A question about plagiarism and citing sources.

Not wanting to bother a pit thread on Ann Coulter I was wondering something.
When do you need to cite a source?
If you have to cite source information that isn’t your own, well, that should cover most information. After all, unless I’m publishing data that I personally collected, I’m putting out someone else’s data.

For instance, if I say,

George Washington is the first president of the United States. (under our current constitution). Well, I wasn’t born knowing that fact so I must have got that information from somewhere, do I need to cite a source for that?

Check out the wikipedia entries on plagiarism and copywrite infringement. I went there after reading the Ann Coulter thread you mention and found them to be pretty informative.

You do not have to cite sources for “common knowledge,” such as the fact that George Washington was the first president of the United States. Generally, if you can find the same fact in several independent sources and it is uncontroversial, you probably don’t need a citation.

It’s the difference between facts and expression, which is also the basis for all copyright law.

Common knowledge about George Washington is free for all to use. But you should not reuse a sentence like “George Washington, who was not only our first president but our first slave-owning president, was also the first president to free his slaves upon his death” without attribution. All the facts in it are public knowledge, but they have been put together into a larger whole through my expression of them.
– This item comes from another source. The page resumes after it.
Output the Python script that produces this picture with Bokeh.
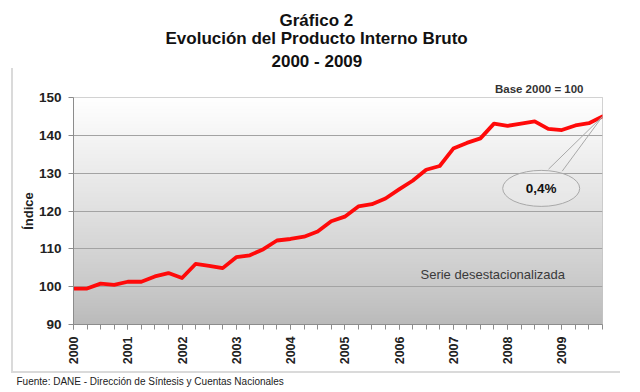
import numpy as np
from math import pi
from bokeh.plotting import figure
from bokeh.models import FixedTicker, Label, Title
from bokeh.embed import file_html
from bokeh.resources import INLINE

# ---------------- data ----------------
years = ["2000", "2001", "2002", "2003", "2004", "2005", "2006", "2007", "2008", "2009"]
quarters = list(range(40))  # 2000-I .. 2009-IV
pib_index = [
    99.5, 99.5, 100.8, 100.5,
    101.3, 101.3, 102.7, 103.6,
    102.3, 106.0, 105.5, 104.9,
    107.8, 108.3, 109.9, 112.2,
    112.6, 113.2, 114.6, 117.3,
    118.5, 121.2, 121.8, 123.3,
    125.7, 128.0, 130.9, 131.9,
    136.5, 138.0, 139.2, 143.1,
    142.5, 143.1, 143.7, 141.7,
    141.4, 142.6, 143.2, 145.0,
]
y_ticks = [90, 100, 110, 120, 130, 140, 150]
last_change = "0,4%"

# ---------------- layout ----------------
W, H = 640, 392
F_LEFT, F_TOP, F_W, F_H = 73, 97, 529, 228  # frame in px
X0, X1 = 0, 39
Y0, Y1 = 90, 150

def dx(px):
    return X0 + (px - F_LEFT) / F_W * (X1 - X0)

def dy(py):
    return Y1 - (py - F_TOP) / F_H * (Y1 - Y0)

p = figure(width=W, height=H, output_backend="svg", toolbar_location=None,
           x_range=(X0, X1), y_range=(Y0, Y1),
           min_border_left=F_LEFT, min_border_right=W - F_LEFT - F_W,
           min_border_top=F_TOP, min_border_bottom=H - F_TOP - F_H)
p.background_fill_color = "white"
p.border_fill_color = "white"
p.border_fill_alpha = 0
p.outline_line_color = "#c4c4c4"
# light L-shaped frame of the chart area (page decoration)
p.styles = {
    "background": ("linear-gradient(#dadada,#dadada) 11px 68px / 2px 305px no-repeat, "
                   "linear-gradient(#dadada,#dadada) 11px 371px / 609px 2px no-repeat, white"),
}

# gradient background of plot area
n = 240
t = np.linspace(0, 1, n)
top_c = np.array([255, 255, 255])
bot_c = np.array([186, 186, 186])
cols = (bot_c[None, :] + (top_c - bot_c)[None, :] * (t[:, None] ** 0.85)).astype(np.uint32)
img = np.zeros((n, 1), dtype=np.uint32)
view = img.view(dtype=np.uint8).reshape((n, 1, 4))
view[:, 0, 0] = cols[:, 0]
view[:, 0, 1] = cols[:, 1]
view[:, 0, 2] = cols[:, 2]
view[:, 0, 3] = 255
p.image_rgba(image=[img], x=X0, y=Y0, dw=X1 - X0, dh=Y1 - Y0, level="image")

# grid
p.xgrid.visible = False
p.ygrid.ticker = FixedTicker(ticks=y_ticks[1:-1])
p.ygrid.grid_line_color = "#a3a3a3"
p.ygrid.grid_line_width = 1

# axes
yax = p.yaxis[0]
yax.ticker = FixedTicker(ticks=y_ticks)
yax.axis_line_color = "#8c8c8c"
yax.major_tick_line_color = "#8c8c8c"
yax.major_tick_out = 5
yax.major_tick_in = 0
yax.minor_tick_line_color = None
yax.major_label_text_font = "Liberation Sans"
yax.major_label_text_font_style = "bold"
yax.major_label_text_font_size = "13.5px"
yax.major_label_text_color = "#222222"
yax.major_label_standoff = 7
yax.axis_label = "Índice"
yax.axis_label_text_font = "Liberation Sans"
yax.axis_label_text_font_style = "bold"
yax.axis_label_text_font_size = "13px"
yax.axis_label_text_color = "#222222"
yax.axis_label_standoff = 0

xax = p.xaxis[0]
year_pos = [quarters[4 * i] for i in range(len(years))]
xax.ticker = FixedTicker(ticks=year_pos, minor_ticks=quarters)
xax.major_label_overrides = {pos: lab for pos, lab in zip(year_pos, years)}
xax.major_label_orientation = pi / 2
xax.axis_line_color = "#8c8c8c"
xax.major_tick_line_color = "#8c8c8c"
xax.minor_tick_line_color = "#8c8c8c"
xax.major_tick_out = 5
xax.major_tick_in = 0
xax.minor_tick_out = 5
xax.minor_tick_in = 0
xax.major_label_text_font = "Liberation Sans"
xax.major_label_text_font_style = "bold"
xax.major_label_text_font_size = "12.5px"
xax.major_label_text_color = "#222222"
xax.major_label_standoff = 7

# series
p.line(quarters, pib_index, line_color="#ff0a0a", line_width=3.8,
       line_join="round", line_cap="round")

# callout
cx, cy = dx(540.7), dy(188.3)
p.ellipse(x=cx, y=cy, width=77, height=36, width_units="screen", height_units="screen",
          fill_color="#f2f2f2", fill_alpha=0.35, line_color="#a8a8a8", line_width=1)
p.segment(x0=[dx(548), dx(561.7)], y0=[dy(169), dy(171)],
          x1=[quarters[-1]] * 2, y1=[pib_index[-1]] * 2,
          line_color="#a8a8a8", line_width=1)
p.add_layout(Label(x=cx, y=cy, text=last_change, text_align="center", text_baseline="middle",
                   text_font="Liberation Sans", text_font_style="bold",
                   text_font_size="13.5px", text_color="#111111"))

p.add_layout(Label(x=dx(420), y=dy(274.3), text="Serie desestacionalizada",
                   text_align="left", text_baseline="middle",
                   text_font="Liberation Sans", text_font_size="13px", text_color="#3a3a3a"))

# texts above the plot (stacked outward from frame)
p.add_layout(Title(text="Base 2000 = 100", align="right", offset=19, standoff=6,
                   text_font="Liberation Sans", text_font_style="bold",
                   text_font_size="11.5px", text_color="#333333"), "above")
# left offsets chosen so each line is centred near x = 317
title_lines = ["2000 - 2009", "Evolución del Producto Interno Bruto", "Gráfico 2"]
title_offsets = [198, 92, 206]
title_standoffs = [13, -8, 1]
for txt, off, so in zip(title_lines, title_offsets, title_standoffs):
    p.add_layout(Title(text=txt, align="left", offset=off, standoff=so,
                       text_font="Liberation Sans", text_font_style="bold",
                       text_font_size="17px", text_color="#111111"), "above")

# footnote
p.add_layout(Title(text="Fuente: DANE - Dirección de Síntesis y Cuentas Nacionales",
                   align="left", offset=-57, standoff=12,
                   text_font="Liberation Sans", text_font_style="normal",
                   text_font_size="10px", text_color="#222222"), "below")

open("out.html", "w").write(file_html(p, INLINE))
A single string of common knowledge facts may, depending upon the uniqueness of the expression, be acceptable to reuse. But if you were to take several paragraphs of my expression, even if it consisted of statements of common knowledge facts about George Washington, and presented it as your own without attribution, any writer would consider it plagiarism and any writer should know better than to do so.

According to Diane Hacker "You must of course cite all direct quotations. You must also cite any ideas borrowed from a source: summeries and paraphrases; statistics and other specific facts; and visuals such as cartoons, graphs, or diagrams. The only exception is common knowledge–general information that your readers may know or could easily locate in any number of reference sources (Hacker 331). It does take some practice and I confess to having been scared to death of plagiarism in the past but I’m becoming more comfortable these days.

I wrote a paper about Rome a few years ago for an English Composition course and debated with myself whether or not I needed a cite that the city was founded c. 753 B.C.E. Normally I would cite a specific date but it’s found in so many books I didn’t feel the need to cite my source any more then I would for listing Dec 7th 1941 as the day the Japenese bombed Pearl or June 6th, 1944 as D-Day because they are all pretty common knowledge.

Fortunately I’ve only seen instructors mark points off a paper for failing to cite correctly but I have seen them come hard on those they believe diliberately plagiarized a paper.

Hacker, Diane. A Writer’s Reference. 5th ed. Boston: Bedford/St. Martin’s, 2003.
Marc

That’s Diana Hacker, not Diane.

And the book is an academic style guide. It is intended for college work, and not necessarily useful for anything else. There are many style guides for non-academic use, like the one the University of Chicago puts out, or the newspaper style guide that the AP puts out, or the various legal style guides, or the dozens of more specialized style guides. You follow the style guide required by the work you are doing.

And none of them will truly address the issue at hand, which is more a matter of feel and experience than anything that can be laid out in rules.